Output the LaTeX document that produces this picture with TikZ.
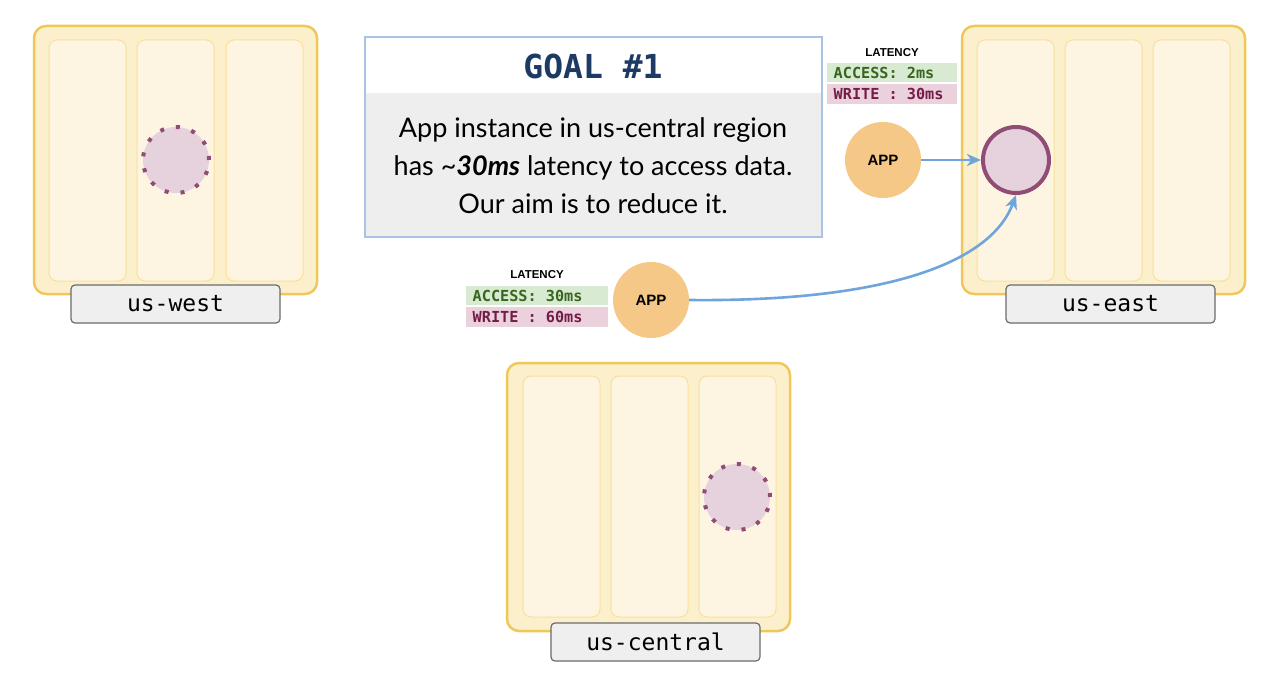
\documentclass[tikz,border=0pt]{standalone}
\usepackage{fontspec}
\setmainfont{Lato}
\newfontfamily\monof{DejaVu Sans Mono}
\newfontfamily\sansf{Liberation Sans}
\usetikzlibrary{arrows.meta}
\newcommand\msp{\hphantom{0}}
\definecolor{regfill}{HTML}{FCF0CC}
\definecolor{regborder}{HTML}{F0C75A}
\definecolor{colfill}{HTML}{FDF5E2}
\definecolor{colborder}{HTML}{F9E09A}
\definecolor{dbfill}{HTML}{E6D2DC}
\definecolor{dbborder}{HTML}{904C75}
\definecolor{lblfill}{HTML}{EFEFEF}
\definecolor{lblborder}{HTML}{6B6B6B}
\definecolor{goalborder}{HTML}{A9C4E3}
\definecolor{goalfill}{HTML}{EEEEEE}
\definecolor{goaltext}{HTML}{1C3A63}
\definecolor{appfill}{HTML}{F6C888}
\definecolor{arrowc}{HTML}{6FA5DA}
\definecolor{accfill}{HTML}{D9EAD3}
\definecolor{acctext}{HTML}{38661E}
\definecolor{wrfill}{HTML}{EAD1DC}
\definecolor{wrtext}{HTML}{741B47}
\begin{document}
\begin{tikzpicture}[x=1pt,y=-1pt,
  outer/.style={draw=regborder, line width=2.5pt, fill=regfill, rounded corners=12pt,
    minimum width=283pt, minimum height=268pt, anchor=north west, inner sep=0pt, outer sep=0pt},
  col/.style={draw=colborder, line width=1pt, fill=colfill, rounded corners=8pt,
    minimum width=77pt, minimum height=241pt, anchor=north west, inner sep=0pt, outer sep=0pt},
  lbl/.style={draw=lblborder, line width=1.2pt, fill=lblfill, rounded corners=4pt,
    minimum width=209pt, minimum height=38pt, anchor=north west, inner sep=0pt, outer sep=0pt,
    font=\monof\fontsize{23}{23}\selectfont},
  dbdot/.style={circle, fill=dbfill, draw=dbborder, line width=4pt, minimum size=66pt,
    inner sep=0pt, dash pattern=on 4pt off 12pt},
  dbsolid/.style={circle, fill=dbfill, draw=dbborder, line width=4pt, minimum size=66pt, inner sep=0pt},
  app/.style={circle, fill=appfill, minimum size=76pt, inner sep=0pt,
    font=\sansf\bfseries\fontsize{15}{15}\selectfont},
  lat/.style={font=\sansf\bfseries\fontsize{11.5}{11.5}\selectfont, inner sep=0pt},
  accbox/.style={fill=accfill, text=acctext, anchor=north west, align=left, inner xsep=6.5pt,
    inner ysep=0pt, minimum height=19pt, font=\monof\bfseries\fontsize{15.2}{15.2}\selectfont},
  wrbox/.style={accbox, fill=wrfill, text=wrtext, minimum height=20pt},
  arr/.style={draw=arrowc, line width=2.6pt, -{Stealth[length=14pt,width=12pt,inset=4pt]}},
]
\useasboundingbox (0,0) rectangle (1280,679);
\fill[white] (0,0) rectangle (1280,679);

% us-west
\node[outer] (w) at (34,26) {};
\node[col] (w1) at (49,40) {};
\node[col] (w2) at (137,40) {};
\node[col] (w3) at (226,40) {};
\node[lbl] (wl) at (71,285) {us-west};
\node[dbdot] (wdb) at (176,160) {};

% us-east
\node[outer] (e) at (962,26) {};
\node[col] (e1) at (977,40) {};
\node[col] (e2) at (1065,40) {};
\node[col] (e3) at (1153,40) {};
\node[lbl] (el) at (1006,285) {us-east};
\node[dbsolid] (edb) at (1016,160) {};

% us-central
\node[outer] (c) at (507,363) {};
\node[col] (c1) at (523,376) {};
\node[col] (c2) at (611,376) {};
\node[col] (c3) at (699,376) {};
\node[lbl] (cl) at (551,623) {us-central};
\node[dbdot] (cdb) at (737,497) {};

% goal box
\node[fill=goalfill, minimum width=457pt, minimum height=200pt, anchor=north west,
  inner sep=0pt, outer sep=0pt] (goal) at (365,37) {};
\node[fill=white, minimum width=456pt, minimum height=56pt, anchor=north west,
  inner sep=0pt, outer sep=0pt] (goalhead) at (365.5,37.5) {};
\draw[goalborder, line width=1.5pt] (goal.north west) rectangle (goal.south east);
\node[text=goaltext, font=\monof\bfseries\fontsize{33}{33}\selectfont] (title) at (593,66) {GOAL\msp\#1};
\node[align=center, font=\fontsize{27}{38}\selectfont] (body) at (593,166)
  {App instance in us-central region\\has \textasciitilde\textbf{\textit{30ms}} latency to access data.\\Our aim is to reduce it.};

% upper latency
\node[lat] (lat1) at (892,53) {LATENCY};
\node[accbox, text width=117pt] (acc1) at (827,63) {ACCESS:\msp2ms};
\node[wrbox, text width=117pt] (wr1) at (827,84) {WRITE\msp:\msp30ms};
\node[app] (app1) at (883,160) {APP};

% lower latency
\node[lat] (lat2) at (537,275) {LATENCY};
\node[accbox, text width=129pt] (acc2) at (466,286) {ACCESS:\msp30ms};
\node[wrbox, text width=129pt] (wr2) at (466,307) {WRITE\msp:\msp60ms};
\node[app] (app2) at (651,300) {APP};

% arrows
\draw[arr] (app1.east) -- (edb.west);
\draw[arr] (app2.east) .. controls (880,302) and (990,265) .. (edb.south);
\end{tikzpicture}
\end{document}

- **DIRECTIONS**:
Transcribe the material as is, with images omitted.

- **CORRECT OUTPUT**:
Output the LaTeX document that produces this picture with TikZ.
\documentclass[tikz,border=0pt]{standalone}
\usepackage{fontspec}
\setmainfont{Lato}
\newfontfamily\monof{DejaVu Sans Mono}
\newfontfamily\sansf{Liberation Sans}
\usetikzlibrary{arrows.meta}
\newcommand\msp{\hphantom{0}}
\definecolor{regfill}{HTML}{FCF0CC}
\definecolor{regborder}{HTML}{F0C75A}
\definecolor{colfill}{HTML}{FDF5E2}
\definecolor{colborder}{HTML}{F9E09A}
\definecolor{dbfill}{HTML}{E6D2DC}
\definecolor{dbborder}{HTML}{904C75}
\definecolor{lblfill}{HTML}{EFEFEF}
\definecolor{lblborder}{HTML}{6B6B6B}
\definecolor{goalborder}{HTML}{A9C4E3}
\definecolor{goalfill}{HTML}{EEEEEE}
\definecolor{goaltext}{HTML}{1C3A63}
\definecolor{appfill}{HTML}{F6C888}
\definecolor{arrowc}{HTML}{6FA5DA}
\definecolor{accfill}{HTML}{D9EAD3}
\definecolor{acctext}{HTML}{38661E}
\definecolor{wrfill}{HTML}{EAD1DC}
\definecolor{wrtext}{HTML}{741B47}
\begin{document}
\begin{tikzpicture}[x=1pt,y=-1pt,
  outer/.style={draw=regborder, line width=2.5pt, fill=regfill, rounded corners=12pt,
    minimum width=283pt, minimum height=268pt, anchor=north west, inner sep=0pt, outer sep=0pt},
  col/.style={draw=colborder, line width=1pt, fill=colfill, rounded corners=8pt,
    minimum width=77pt, minimum height=241pt, anchor=north west, inner sep=0pt, outer sep=0pt},
  lbl/.style={draw=lblborder, line width=1.2pt, fill=lblfill, rounded corners=4pt,
    minimum width=209pt, minimum height=38pt, anchor=north west, inner sep=0pt, outer sep=0pt,
    font=\monof\fontsize{23}{23}\selectfont},
  dbdot/.style={circle, fill=dbfill, draw=dbborder, line width=4pt, minimum size=66pt,
    inner sep=0pt, dash pattern=on 4pt off 12pt},
  dbsolid/.style={circle, fill=dbfill, draw=dbborder, line width=4pt, minimum size=66pt, inner sep=0pt},
  app/.style={circle, fill=appfill, minimum size=76pt, inner sep=0pt,
    font=\sansf\bfseries\fontsize{15}{15}\selectfont},
  lat/.style={font=\sansf\bfseries\fontsize{11.5}{11.5}\selectfont, inner sep=0pt},
  accbox/.style={fill=accfill, text=acctext, anchor=north west, align=left, inner xsep=6.5pt,
    inner ysep=0pt, minimum height=19pt, font=\monof\bfseries\fontsize{15.2}{15.2}\selectfont},
  wrbox/.style={accbox, fill=wrfill, text=wrtext, minimum height=20pt},
  arr/.style={draw=arrowc, line width=2.6pt, -{Stealth[length=14pt,width=12pt,inset=4pt]}},
]
\useasboundingbox (0,0) rectangle (1280,679);
\fill[white] (0,0) rectangle (1280,679);

% us-west
\node[outer] (w) at (34,26) {};
\node[col] (w1) at (49,40) {};
\node[col] (w2) at (137,40) {};
\node[col] (w3) at (226,40) {};
\node[lbl] (wl) at (71,285) {us-west};
\node[dbdot] (wdb) at (176,160) {};

% us-east
\node[outer] (e) at (962,26) {};
\node[col] (e1) at (977,40) {};
\node[col] (e2) at (1065,40) {};
\node[col] (e3) at (1153,40) {};
\node[lbl] (el) at (1006,285) {us-east};
\node[dbsolid] (edb) at (1016,160) {};

% us-central
\node[outer] (c) at (507,363) {};
\node[col] (c1) at (523,376) {};
\node[col] (c2) at (611,376) {};
\node[col] (c3) at (699,376) {};
\node[lbl] (cl) at (551,623) {us-central};
\node[dbdot] (cdb) at (737,497) {};

% goal box
\node[fill=goalfill, minimum width=457pt, minimum height=200pt, anchor=north west,
  inner sep=0pt, outer sep=0pt] (goal) at (365,37) {};
\node[fill=white, minimum width=456pt, minimum height=56pt, anchor=north west,
  inner sep=0pt, outer sep=0pt] (goalhead) at (365.5,37.5) {};
\draw[goalborder, line width=1.5pt] (goal.north west) rectangle (goal.south east);
\node[text=goaltext, font=\monof\bfseries\fontsize{33}{33}\selectfont] (title) at (593,66) {GOAL\msp\#1};
\node[align=center, font=\fontsize{27}{38}\selectfont] (body) at (593,166)
  {App instance in us-central region\\has \textasciitilde\textbf{\textit{30ms}} latency to access data.\\Our aim is to reduce it.};

% upper latency
\node[lat] (lat1) at (892,53) {LATENCY};
\node[accbox, text width=117pt] (acc1) at (827,63) {ACCESS:\msp2ms};
\node[wrbox, text width=117pt] (wr1) at (827,84) {WRITE\msp:\msp30ms};
\node[app] (app1) at (883,160) {APP};

% lower latency
\node[lat] (lat2) at (537,275) {LATENCY};
\node[accbox, text width=129pt] (acc2) at (466,286) {ACCESS:\msp30ms};
\node[wrbox, text width=129pt] (wr2) at (466,307) {WRITE\msp:\msp60ms};
\node[app] (app2) at (651,300) {APP};

% arrows
\draw[arr] (app1.east) -- (edb.west);
\draw[arr] (app2.east) .. controls (880,302) and (990,265) .. (edb.south);
\end{tikzpicture}
\end{document}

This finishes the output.